ERISA is an enormously complicated statute. An entity’s ability
to secure confidential legal advice should not be at its lowest
when complex legal obligations are at their highest. Although
this problem arises whenever the fiduciary exception applies to
an ERISA fiduciary, its undesirability should counsel against
overzealous extension of the exception.

       Second, an expansive and uncertain attorney-client
privilege for insurer-fiduciaries will cause insurers to reevaluate

their relationships with ERISA plans. Some may choose to
cease providing insurance for benefit plans altogether. Others
may increase their charges for ERISA-regulated customers to
reflect the added risk that they may lose their ability to obtain
confidential legal advice.

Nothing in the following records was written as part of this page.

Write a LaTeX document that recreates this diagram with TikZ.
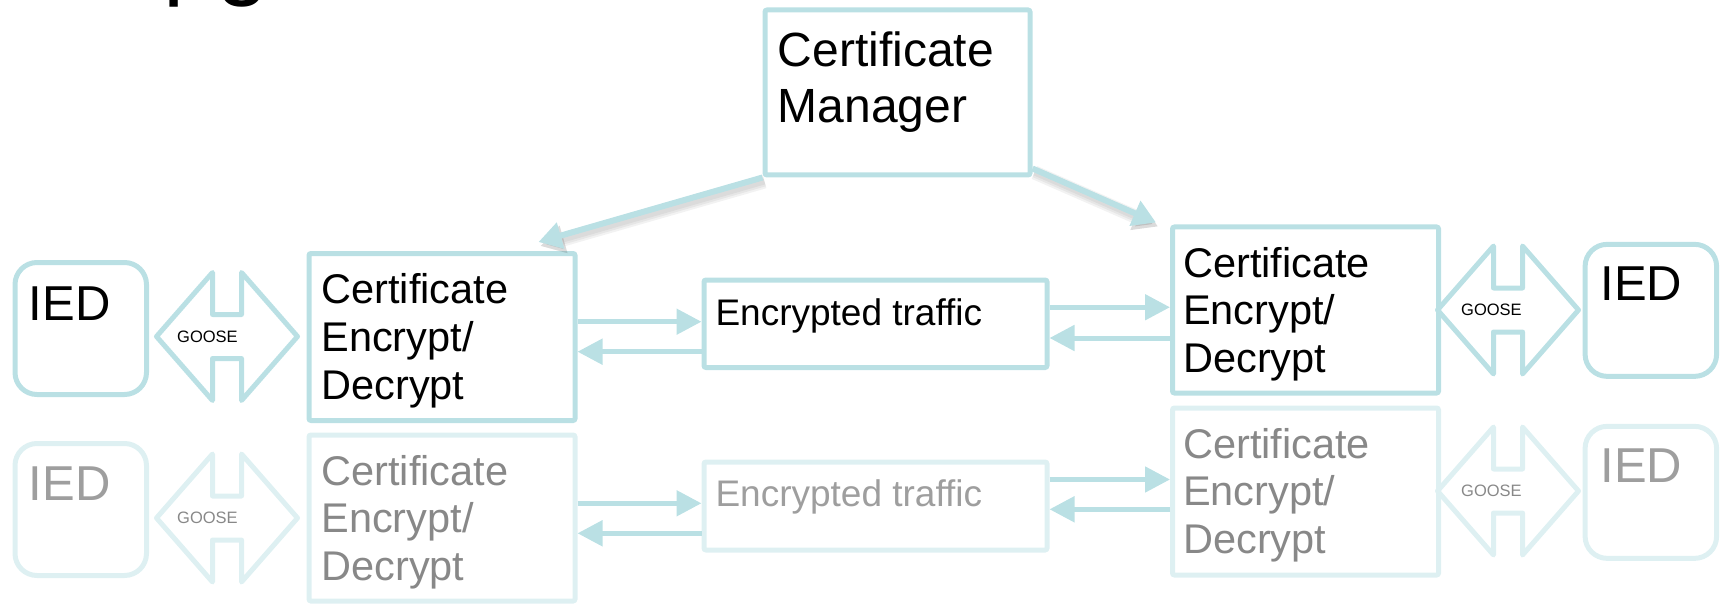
\documentclass[tikz,border=0pt]{standalone}
\usepackage{fontspec}
\setmainfont{Liberation Sans}
\usetikzlibrary{arrows.meta}
\definecolor{linkteal}{RGB}{186,224,228}
\definecolor{paleteal}{RGB}{222,240,242}
\definecolor{greyA}{RGB}{136,136,136}
\definecolor{greyB}{RGB}{158,158,158}
\newcommand{\fsz}[2]{\fontsize{#1}{#2}\selectfont}
\tikzset{
  goosearrow/.pic={
    \draw[line width=5pt, line join=round, draw=#1]
      (-70.5,0) -- (-14.5,-64) -- (-14.5,-22) -- (14.5,-22) -- (14.5,-64)
      -- (70.5,0) -- (14.5,64) -- (14.5,22) -- (-14.5,22) -- (-14.5,64) -- cycle;
  }
}
\begin{document}
\begin{tikzpicture}[x=1pt, y=-1pt,
  box/.style={draw=linkteal, line width=5pt, rounded corners=2pt, inner sep=0pt},
  palebox/.style={box, draw=paleteal},
  cedsize/.style={minimum width=266pt, minimum height=166pt},
  etsize/.style={minimum width=343pt, minimum height=88pt},
  iedsize/.style={rounded corners=22pt, minimum width=131.5pt, minimum height=132pt},
  flow/.style={draw=linkteal, line width=5pt, -{Triangle[length=25pt,width=25pt]}},
  feed/.style={draw=linkteal, line width=6pt, -{Triangle[length=23pt,width=26pt]}},
  softshadow/.style={draw=black!70, line width=#1, opacity=0.07, -{Triangle[length=24pt,width=27pt]}},
  txt/.style={inner sep=0pt, anchor=base west, align=left},
  bigtxt/.style={txt, font=\fsz{49}{56}},
  cmtxt/.style={txt, font=\fsz{48}{56.5}},
  cedtxt/.style={txt, font=\fsz{41.5}{47.9}},
  ettxt/.style={txt, font=\fsz{37}{42}},
  goosetxt/.style={txt, font=\fsz{16.5}{18}}
]
\useasboundingbox (0,0) rectangle (1721,604);

% heading, only its descenders fall inside the page
\node[anchor=base west, inner sep=0pt, font=\fsz{95}{100}] (title) at (163.7,-12.5) {pg};

% certificate manager
\node[box, minimum width=265pt, minimum height=165pt] (cm) at (897.5,92.5) {};
% multi-line labels are placed by the baseline of their last line
\node[cmtxt] (cmtext) at (777.6,122.6) {Certificate\\Manager};

% active link
\node[box, iedsize] (ied1l) at (80.75,328.5) {};
\node[box, cedsize, minimum height=167pt] (l1) at (442,337) {};
\node[box, etsize, minimum height=87.5pt] (et1) at (875.5,323.75) {};
\node[box, cedsize] (r1) at (1305.5,310) {};
\node[box, iedsize] (ied1r) at (1650.85,310.35) {};

% standby link
\node[palebox, iedsize] (ied2l) at (80.75,509.5) {};
\node[palebox, cedsize] (l2) at (442,518) {};
\node[palebox, etsize] (et2) at (875.5,506) {};
\node[palebox, cedsize, minimum height=167pt] (r2) at (1305.5,491.5) {};
\node[palebox, iedsize] (ied2r) at (1650.85,492.35) {};

% GOOSE exchanges
\pic at (227,336.5) {goosearrow=linkteal};
\pic at (1508,310) {goosearrow=linkteal};
\pic at (227,518) {goosearrow=paleteal};
\pic at (1508,491) {goosearrow=paleteal};

% labels
\node[bigtxt] (ied1ltext) at (28.7,320) {IED};
\node[bigtxt] (ied1rtext) at (1600.4,300.7) {IED};
\node[bigtxt, text=greyB] (ied2ltext) at (28.7,500.7) {IED};
\node[bigtxt, text=greyB] (ied2rtext) at (1600.4,482.7) {IED};
\node[cedtxt] (l1text) at (321.2,399.3) {Certificate\\Encrypt/\\Decrypt};
\node[cedtxt] (r1text) at (1183,372.8) {Certificate\\Encrypt/\\Decrypt};
\node[cedtxt, text=greyA] (l2text) at (321.2,580.8) {Certificate\\Encrypt/\\Decrypt};
\node[cedtxt, text=greyA] (r2text) at (1183,553.8) {Certificate\\Encrypt/\\Decrypt};
\node[ettxt] (et1text) at (715.3,325) {Encrypted traffic};
\node[ettxt, text=greyB] (et2text) at (715.3,506.7) {Encrypted traffic};
\node[goosetxt] (g1l) at (177,342) {GOOSE};
\node[goosetxt] (g1r) at (1461,315) {GOOSE};
\node[goosetxt, text=greyA] (g2l) at (177,523) {GOOSE};
\node[goosetxt, text=greyA] (g2r) at (1461,496) {GOOSE};

% traffic arrows, active link
\path (l1.east) ++(0,-15.3) coordinate (a1);
\path (et1.west) ++(0,27.95) coordinate (a2);
\path (et1.east) ++(0,-16.5) coordinate (a3);
\path (r1.west) ++(0,28) coordinate (a4);
\draw[flow] (a1) -- (a1 -| et1.west);
\draw[flow] (a2) -- (a2 -| l1.east);
\draw[flow] (a3) -- (a3 -| r1.west);
\draw[flow] (a4) -- (a4 -| et1.east);

% traffic arrows, standby link
\path (l2.east) ++(0,-14.7) coordinate (a5);
\path (et2.west) ++(0,27.3) coordinate (a6);
\path (et2.east) ++(0,-26.5) coordinate (a7);
\path (r2.west) ++(0,17.8) coordinate (a8);
\draw[flow] (a5) -- (a5 -| et2.west);
\draw[flow] (a6) -- (a6 -| l2.east);
\draw[flow] (a7) -- (a7 -| r2.west);
\draw[flow] (a8) -- (a8 -| et2.east);

% certificate distribution, with a soft shadow below
\begin{scope}[transform canvas={shift={(2pt,-4pt)}}]
  \foreach \w in {14pt,10pt,6pt} {
    \draw[softshadow=\w] (cm.south west) -- ([shift={(-39,-9)}]l1.north east);
    \draw[softshadow=\w] ([yshift=9pt]cm.south east) -- ([shift={(-14,-2)}]r1.north west);
  }
\end{scope}
\draw[feed] (cm.south west) -- ([shift={(-39,-9)}]l1.north east);
\draw[feed] ([yshift=9pt]cm.south east) -- ([shift={(-14,-2)}]r1.north west);
\end{tikzpicture}
\end{document}
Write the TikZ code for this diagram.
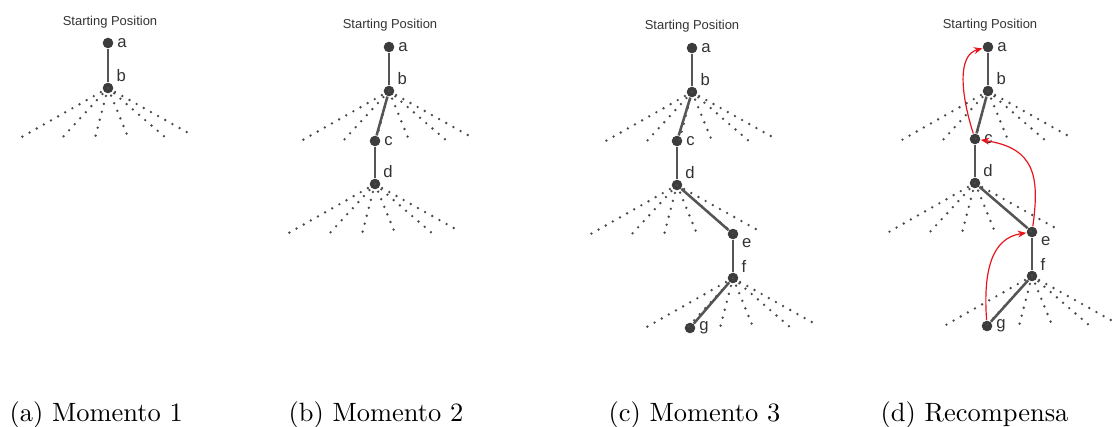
\documentclass[tikz,border=0pt]{standalone}
\usepackage{fontspec}
\newfontfamily\guifont{Liberation Sans}
\usetikzlibrary{arrows.meta}
\definecolor{nodegray}{HTML}{3C3C3C}
\definecolor{edgegray}{HTML}{555555}
\definecolor{dotgray}{HTML}{4A4A4A}
\definecolor{rewardred}{HTML}{E8141B}
\newcommand{\fan}[1]{%
	\foreach \dx/\dy in {-88/50,-46/50,-13/50,20/49,58/50,84/47}
		\draw[fanline] (#1.center) -- ++(\dx,\dy);}

\begin{document}
\begin{tikzpicture}[
		x=0.378pt,
		y=-0.378pt,
		>={Stealth[length=3.2pt,width=2.6pt]},
		vertex/.style={circle,fill=nodegray,inner sep=0pt,minimum size=4pt},
		title/.style={font=\guifont\fontsize{4.9}{6}\selectfont,text=black!80},
		caption/.style={font=\fontsize{10}{12}\selectfont,anchor=base west,inner sep=0pt},
		move/.style={draw=edgegray,line width=0.95pt},
		fanline/.style={draw=dotgray,line width=1pt,line cap=round,dash pattern=on 0pt off 3.1pt},
		reward/.style={draw=rewardred,line width=0.45pt,->},
		every label/.style={rectangle,fill=none,minimum size=0pt,inner sep=1.1pt,
			font=\guifont\fontsize{6.3}{7}\selectfont,text=black!80},
		label distance=0pt,
	]
		\useasboundingbox (0,0) rectangle (1115,426);

		% (a) Momento 1
		\node[title] (ta) at (110,22) {Starting Position};
		\begin{scope}[every node/.style={vertex}]
			\node[label=0:a] (a1) at (108,43) {};
			\node[label=27:b] (b1) at (108,88) {};
		\end{scope}
		\fan{b1}
		\path[move] (a1) edge (b1);

		% (b) Momento 2
		\node[title] (tb) at (390,25) {Starting Position};
		\begin{scope}[every node/.style={vertex}]
			\node[label=0:a] (a2) at (389,47) {};
			\node[label=27:b] (b2) at (389,91) {};
			\node[label=0:c] (c2) at (375,141) {};
			\node[label=30:d] (d2) at (375,184) {};
		\end{scope}
		\fan{b2}
		\fan{d2}
		\path[move] (a2) edge (b2);
		\path[move] (b2) edge (c2);
		\path[move] (c2) edge (d2);

		% (c) Momento 3
		\node[title] (tc) at (692,26) {Starting Position};
		\begin{scope}[every node/.style={vertex}]
			\node[label=0:a] (a3) at (692,48) {};
			\node[label=27:b] (b3) at (692,92) {};
			\node[label=0:c] (c3) at (677,141) {};
			\node[label=30:d] (d3) at (677,185) {};
			\node[label=-15:e] (e3) at (733,234) {};
			\node[label=25:f] (f3) at (733,278) {};
			\node[label=0:g] (g3) at (690,328) {};
		\end{scope}
		\fan{b3}
		\fan{d3}
		\fan{f3}
		\path[move] (a3) edge (b3);
		\path[move] (b3) edge (c3);
		\path[move] (c3) edge (d3);
		\path[move] (d3) edge (e3);
		\path[move] (e3) edge (f3);
		\path[move] (f3) edge (g3);

		% (d) Recompensa
		\node[title] (td) at (990,25) {Starting Position};
		\begin{scope}[every node/.style={vertex}]
			\node[label=0:a] (a4) at (988,47) {};
			\node[label=27:b] (b4) at (988,91) {};
			\node[label=0:c] (c4) at (975,139) {};
			\node[label=30:d] (d4) at (975,183) {};
			\node[label=-15:e] (e4) at (1032,232) {};
			\node[label=25:f] (f4) at (1032,276) {};
			\node[label=0:g] (g4) at (987,326) {};
		\end{scope}
		\fan{b4}
		\fan{d4}
		\fan{f4}
		\path[move] (a4) edge (b4);
		\path[move] (b4) edge (c4);
		\path[move] (c4) edge (d4);
		\path[move] (d4) edge (e4);
		\path[move] (e4) edge (f4);
		\path[move] (f4) edge (g4);

		% reward going back up
		\draw[reward] (c4) .. controls (961,95) and (957,55) .. (a4);
		\draw[reward] (e4) .. controls (1040,175) and (1034,148) .. (c4);
		\draw[reward] (g4) .. controls (983,270) and (992,238) .. (e4);

		% captions
		\node[caption] (capa) at (9,421.5) {(a) Momento 1};
		\node[caption] (capb) at (288,421.5) {(b) Momento 2};
		\node[caption] (capc) at (608,421.5) {(c) Momento 3};
		\node[caption] (capd) at (880,421.5) {(d) Recompensa};
	\end{tikzpicture}
\end{document}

Perhaps others will simply decline to
fully inform their attorneys of all relevant facts. None of these
outcomes is desirable for ERISA beneficiaries. These concerns,
of course, are merely variations of ones that have been rejected
by courts regarding the fiduciary exception as applied to
trustees, corporate managers, and ERISA plan administrators.
They are, however, thumbs on the scale and help to tip the

        We remind the parties that, although the fiduciary
exception is not applicable here, not every communication
between Health Net and its attorneys is necessarily privileged.
Other limitations and exceptions to the attorney-client privilege
still apply. For instance, the communications must be for legal,
not business purposes. Moreover, even when attorney-client
communications are privileged, the privilege runs only to the
communications themselves, not the underlying information
communicated. Upjohn, 449 U.S. at 395. Thus, our holding
today forecloses only a means of discovering information;
alternate paths of discovery are not closed.

IV. Conclusion

       The District Court erred in applying the fiduciary
exception to the Health Net defendants and consequently erred
in ordering the production of privileged documents. We will
therefore vacate the District Court’s order of May 12, 2006,

insofar as it requires the production of documents contained in
Privilege Logs 1-11 that the Special Master determined would
be privileged as attorney-client communications in the absence
of any applicable fiduciary exception, and we will remand this
case to the District Court for further proceedings.